Where there are thermolysis operators who are not achieving high kill ratios, galvanic and blend operators can make out, because client’s would believe that they are getting more for their money, as although they are getting fewer hairs per hour, they would be getting a higher kill rate for the fewer hairs they were having treated.
Now, as for you “fuzzy_in_seattle”, many people are not getting the best, fastest care in hair removal simply because their electrologist is too afraid to talk honestly to them about the best way to go at permanent hair removal. Why? Because it is a conversation about money!
You see, since we get paid by the hour, any talk about how you should go at your treatment, is in fact a discussion of how much money we will be paid, and how quickly we will get paid that money, even though we are not actually discussing that fact. An electrologist doesn’t know how much you can afford to pay, how much you are willing to pay, and most of all, doesn’t want you to think that we are actually trying to vacuum money out of your pocket when we just met you for the first time 5 to 60 minutes ago.

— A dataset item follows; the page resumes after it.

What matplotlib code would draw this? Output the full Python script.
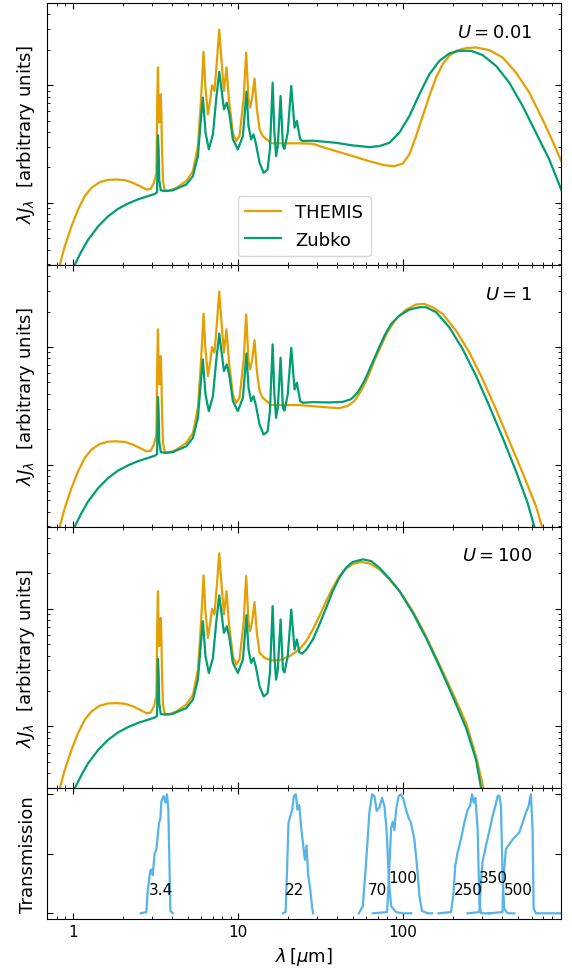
import numpy as np
import matplotlib
matplotlib.use('Agg')
import matplotlib.pyplot as plt
from matplotlib.ticker import NullFormatter, FuncFormatter

# --- dust SEDs, lambda*J_lambda in arbitrary units ---
# short-wavelength part is the same in the three panels
themis_wl_pah = [0.80, 0.831, 0.891, 0.978, 1.072, 1.177, 1.291, 1.45, 1.63, 1.83, 2.06, 2.31, 2.59,
                 2.78, 2.95, 3.09, 3.20, 3.24, 3.27, 3.30, 3.33, 3.38, 3.40, 3.43, 3.46, 3.51, 3.59,
                 3.76, 4.22, 4.85, 5.33, 5.71, 5.93, 6.04, 6.18, 6.33, 6.57, 6.79, 6.95, 7.20, 7.46,
                 7.69, 7.98, 8.21, 8.51, 8.80, 9.30, 9.74, 10.2, 10.8, 11.2, 11.57, 11.84, 12.18,
                 12.58, 13.0, 13.5]
themis_pah = [0.0245, 0.0298, 0.0427, 0.0632, 0.0877, 0.114, 0.134, 0.150, 0.157, 0.158, 0.156,
              0.148, 0.137, 0.130, 0.131, 0.148, 0.180, 0.760, 1.416, 0.624, 0.481, 0.811, 0.838,
              0.585, 0.285, 0.153, 0.130, 0.126, 0.134, 0.153, 0.186, 0.304, 0.667, 1.054, 1.923,
              0.986, 0.566, 0.760, 1.0, 0.895, 1.667, 2.965, 1.462, 0.895, 1.416, 0.760, 0.395,
              0.336, 0.370, 0.760, 1.897, 0.760, 0.646, 0.785, 1.140, 0.624, 0.422]

zubko_wl_pah = [0.98, 1.024, 1.124, 1.233, 1.42, 1.63, 1.87, 2.15, 2.47, 2.84, 3.12, 3.23, 3.27,
                3.30, 3.33, 3.40, 3.59, 4.03, 4.22, 4.85, 5.33, 5.71, 5.98, 6.12, 6.35, 6.65, 7.04,
                7.37, 7.69, 7.98, 8.21, 8.55, 8.87, 9.30, 9.97, 10.7, 11.25, 11.57, 12.0, 12.4,
                12.8, 13.5, 14.3, 15.1, 15.6, 16.2, 16.6, 17.0, 17.4, 18.1, 18.7, 19.1, 20.0, 21.0]
zubko_pah = [0.0255, 0.0298, 0.0387, 0.0486, 0.0632, 0.0769, 0.0889, 0.0986, 0.107, 0.114, 0.119,
             0.123, 0.375, 0.285, 0.158, 0.128, 0.126, 0.128, 0.132, 0.143, 0.169, 0.250, 0.548,
             0.785, 0.395, 0.285, 0.382, 0.760, 1.300, 0.865, 0.624, 0.711, 0.566, 0.347, 0.285,
             0.370, 0.883, 0.450, 0.347, 0.382, 0.324, 0.219, 0.180, 0.192, 0.285, 1.054, 0.395,
             0.250, 0.304, 0.811, 0.304, 0.288, 0.395, 0.986]

# long-wavelength part, one per radiation field U
themis_wl_u001 = [14.1, 15.9, 18.7, 23.5, 28.4, 31.1, 39.3, 49.5, 62.5, 77.1, 88.6, 99.5, 109.2,
                  119.9, 131.5, 144.3, 158.5, 173.8, 190.6, 209.3, 240.4, 276.7, 332.8, 400.8, 483,
                  582, 700, 805, 891, 1000]
themis_u001 = [0.370, 0.321, 0.321, 0.321, 0.318, 0.304, 0.275, 0.250, 0.226, 0.209, 0.205, 0.216,
               0.258, 0.370, 0.547, 0.811, 1.163, 1.510, 1.778, 1.961, 2.068, 2.095, 1.988, 1.722,
               1.283, 0.866, 0.513, 0.335, 0.242, 0.167]
zubko_wl_u001 = [22.0, 22.7, 23.8, 24.6, 28.4, 39.3, 49.5, 62.5, 71.9, 82.6, 94.9, 109.2, 125.6,
                 144.3, 166, 190.6, 219.3, 258, 303.3, 365.6, 439.7, 529.8, 638.5, 768.6, 891, 1000]
zubko_u001 = [0.436, 0.497, 0.347, 0.336, 0.338, 0.324, 0.308, 0.298, 0.304, 0.324, 0.395, 0.547,
              0.838, 1.241, 1.611, 1.862, 1.961, 1.961, 1.803, 1.462, 1.054, 0.667, 0.395, 0.234,
              0.139, 0.092]

themis_wl_u1 = [14.1, 15.9, 18.7, 23.5, 28.4, 35.8, 41.1, 46.2, 50.7, 55.7, 61.1, 67.0, 73.6, 80.7,
                90.7, 104.3, 119.9, 134.6, 151.1, 173.8, 209.3, 251.8, 303.3, 365.6, 439.7, 529.8,
                638.5, 693.8, 780]
themis_u1 = [0.370, 0.321, 0.321, 0.321, 0.314, 0.306, 0.302, 0.316, 0.348, 0.424, 0.551, 0.765,
             1.026, 1.349, 1.734, 2.080, 2.296, 2.326, 2.178, 1.910, 1.377, 0.902, 0.533, 0.296,
             0.159, 0.0855, 0.0444, 0.0300, 0.0173]
zubko_wl_u1 = [22.0, 22.7, 23.8, 24.6, 28.4, 35.8, 43.1, 48.4, 53.1, 58.3, 64.0, 70.2, 77.1, 84.6,
               95.0, 109.2, 125.6, 137.8, 158.5, 190.6, 229.5, 276.7, 332.8, 400.8, 483, 568, 615,
               700]
zubko_u1 = [0.436, 0.497, 0.347, 0.336, 0.340, 0.338, 0.342, 0.360, 0.411, 0.516, 0.693, 0.931,
            1.249, 1.570, 1.849, 2.080, 2.178, 2.178, 1.977, 1.472, 0.962, 0.569, 0.316, 0.170,
            0.0881, 0.0474, 0.0320, 0.017]

themis_wl_u100 = [14.5, 15.9, 17.8, 20.5, 23.5, 25.9, 28.4, 31.1, 34.2, 37.5, 41.1, 45.1, 49.5, 55.6,
                  62.5, 71.9, 82.6, 95.1, 114.5, 137.8, 166, 200, 241, 277, 307, 330]
themis_u100 = [0.382, 0.365, 0.365, 0.395, 0.452, 0.530, 0.667, 0.865, 1.161, 1.510, 1.897, 2.193,
               2.404, 2.500, 2.432, 2.163, 1.778, 1.416, 0.955, 0.585, 0.336, 0.192, 0.107, 0.0555,
               0.0298, 0.0192]
zubko_wl_u100 = [22.0, 22.7, 23.5, 24.5, 25.9, 28.4, 31.1, 34.2, 37.5, 41.1, 45.1, 49.5, 57.0, 64.0,
                 71.9, 82.6, 95.1, 114.5, 137.8, 166, 200, 241, 277, 297, 320]
zubko_u100 = [0.450, 0.548, 0.428, 0.416, 0.450, 0.548, 0.735, 1.020, 1.416, 1.837, 2.234, 2.500,
              2.630, 2.547, 2.234, 1.803, 1.416, 0.925, 0.566, 0.324, 0.180, 0.0968, 0.0520, 0.0298,
              0.0186]

U_labels = ['0.01', '1', '100']

# --- filter transmission curves ---
filt_names = ['3.4', '22', '70', '100', '250', '350', '500']
filt_wl = [
    [2.57, 2.78, 2.84, 2.94, 3.02, 3.04, 3.12, 3.20, 3.32, 3.38, 3.43, 3.54, 3.63, 3.71, 3.78, 3.89, 4.03],
    [18.7, 19.4, 19.8, 20.2, 20.6, 21.3, 21.8, 22.4, 22.9, 23.5, 24.2, 24.6, 25.4, 26.0, 26.6, 27.4,
     28.1, 28.5],
    [53.9, 57.0, 59.7, 62.5, 64.9, 67.0, 69.2, 71.9, 74.6, 77.1, 79.6, 81.9, 84.6, 90.7, 99.6, 112],
    [65.5, 80.0, 81.9, 84.6, 86.5, 88.6, 90.7, 94.0, 97.2, 100.4, 104.3, 108.1, 111.7, 117, 120.9,
     125.5, 130.2, 141, 150],
    [164, 195, 201.6, 207, 214, 224, 235, 246, 254, 262, 268, 274, 283, 290, 297, 340],
    [246, 290, 297, 303, 318, 333, 349, 362, 374, 383, 392, 401, 410, 430, 472],
    [330, 400, 405, 420, 440, 461, 483, 506, 530, 556, 576, 595, 609, 618, 639, 1000],
]
filt_tr = [
    [0, 0.01, 0.20, 0.36, 0.37, 0.32, 0.50, 0.54, 0.76, 0.79, 0.94, 0.985, 0.93, 1.0, 0.87, 0.02, 0],
    [0, 0.01, 0.35, 0.76, 0.80, 0.87, 0.99, 1.0, 0.87, 0.91, 0.70, 0.62, 0.45, 0.57, 0.32, 0.20, 0.05, 0],
    [0, 0.06, 0.43, 0.85, 1.0, 0.985, 0.86, 0.89, 0.97, 0.90, 0.68, 0.29, 0.06, 0.01, 0, 0],
    [0, 0.01, 0.29, 0.71, 0.77, 0.70, 0.87, 0.985, 1.0, 0.96, 0.87, 0.80, 0.76, 0.62, 0.43, 0.15,
     0.02, 0, 0],
    [0, 0.01, 0.15, 0.40, 0.51, 0.62, 0.76, 0.87, 0.90, 1.0, 0.93, 0.97, 0.71, 0.09, 0, 0],
    [0, 0.01, 0.29, 0.43, 0.57, 0.69, 0.82, 0.90, 0.985, 0.99, 0.90, 0.29, 0.04, 0, 0],
    [0, 0.01, 0.29, 0.54, 0.58, 0.62, 0.65, 0.68, 0.76, 0.85, 0.90, 1.0, 0.71, 0.04, 0, 0],
]
label_wl = [3.4, 22, 70, 100, 250, 350, 500]

c_themis = '#E69F00'
c_zubko = '#009E73'
c_filt = '#56B4E9'

plt.rcParams.update({
    'font.size': 13,
    'xtick.labelsize': 11,
    'ytick.labelsize': 11,
    'xtick.direction': 'in',
    'ytick.direction': 'in',
    'xtick.top': True,
    'ytick.right': True,
    'xtick.major.size': 4,
    'ytick.major.size': 4,
    'xtick.minor.size': 2,
    'ytick.minor.size': 2,
})

fig, axs = plt.subplots(4, 1, sharex=True, figsize=(5.72, 9.70), dpi=100,
                        gridspec_kw=dict(height_ratios=[2, 2, 2, 1], hspace=0,
                                         left=0.083, right=0.980, top=0.9959, bottom=0.0513))

themis_tails = [(themis_wl_u001, themis_u001), (themis_wl_u1, themis_u1), (themis_wl_u100, themis_u100)]
zubko_tails = [(zubko_wl_u001, zubko_u001), (zubko_wl_u1, zubko_u1), (zubko_wl_u100, zubko_u100)]

for i, ax in enumerate(axs[:3]):
    tw, tv = themis_tails[i]
    zw, zv = zubko_tails[i]
    ax.plot(themis_wl_pah + tw, themis_pah + tv, color=c_themis, lw=1.6, label='THEMIS')
    ax.plot(zubko_wl_pah + zw, zubko_pah + zv, color=c_zubko, lw=1.6, label='Zubko')
    ax.set_xscale('log')
    ax.set_yscale('log')
    ax.set_ylim(0.0298, 5.0)
    ax.yaxis.set_major_formatter(NullFormatter())
    ax.yaxis.set_minor_formatter(NullFormatter())
    ax.set_ylabel(r'$\lambda J_\lambda$  [arbitrary units]')
    ax.text(0.945, 0.89, r'$U = %s$' % U_labels[i], transform=ax.transAxes,
            ha='right', va='center')
    ax.tick_params(which='both', bottom=True, top=True, left=True, right=True)

axs[0].legend(loc='lower center')

ax = axs[3]
for name, wl, tr, lw_ in zip(filt_names, filt_wl, filt_tr, label_wl):
    ax.plot(wl, tr, color=c_filt, lw=1.6)
    y = 0.3 if name in ('100', '350') else 0.2
    ax.text(lw_, y, name, ha='center', va='center', fontsize=11)
ax.set_ylim(-0.05, 1.05)
ax.set_yticks([0, 0.5, 1])
ax.yaxis.set_major_formatter(NullFormatter())
ax.set_ylabel('Transmission')
ax.set_xscale('log')
ax.set_xlim(0.7, 900)
ax.xaxis.set_major_formatter(FuncFormatter(lambda v, p: '%g' % v))
ax.xaxis.set_minor_formatter(NullFormatter())
ax.set_xlabel(r'$\lambda\,[\mu\mathrm{m}]$')

fig.align_ylabels(axs)
fig.savefig('out.png', dpi=100)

With all of this in mind, most just ask the client, “How long do you want to go for today?” and later ask, “When would YOU like to book your next appointment”, instead of saying, “The quickest way from bear to bare is for me to see you as long as possible as frequently as possible for the first 3 months, and then reduce time and frequency from there. If we do this, you will be spending a lot more money up front, but you will spend a lot less total money over the long run, as you will get finished with fewer total hours of work needing to be done, and we will miss fewer hairs as they cycle in and out of growth cycle, in addition to looking finished a lot sooner than if we did short appointments spread far apart.”
If you want that kind of information, you probably will only get that here, because you are not seeing me, and I don’t make any money off your treatments, so I can afford to tell you that without dealing with you thinking that I am just trying to suck the money out of your wallet, or that I need to make a payment on my boat slip fees and you look like just the sucker to get that out of.
Of course, in my practice, I tell all my male face clients that if they are serious about removing a male beard they should optimally find a way to do 20 hours in 6 weeks or less, so I can get to first clearance in the fastest time possible, and then we can maintain it from there, and they can look finished from the beginning.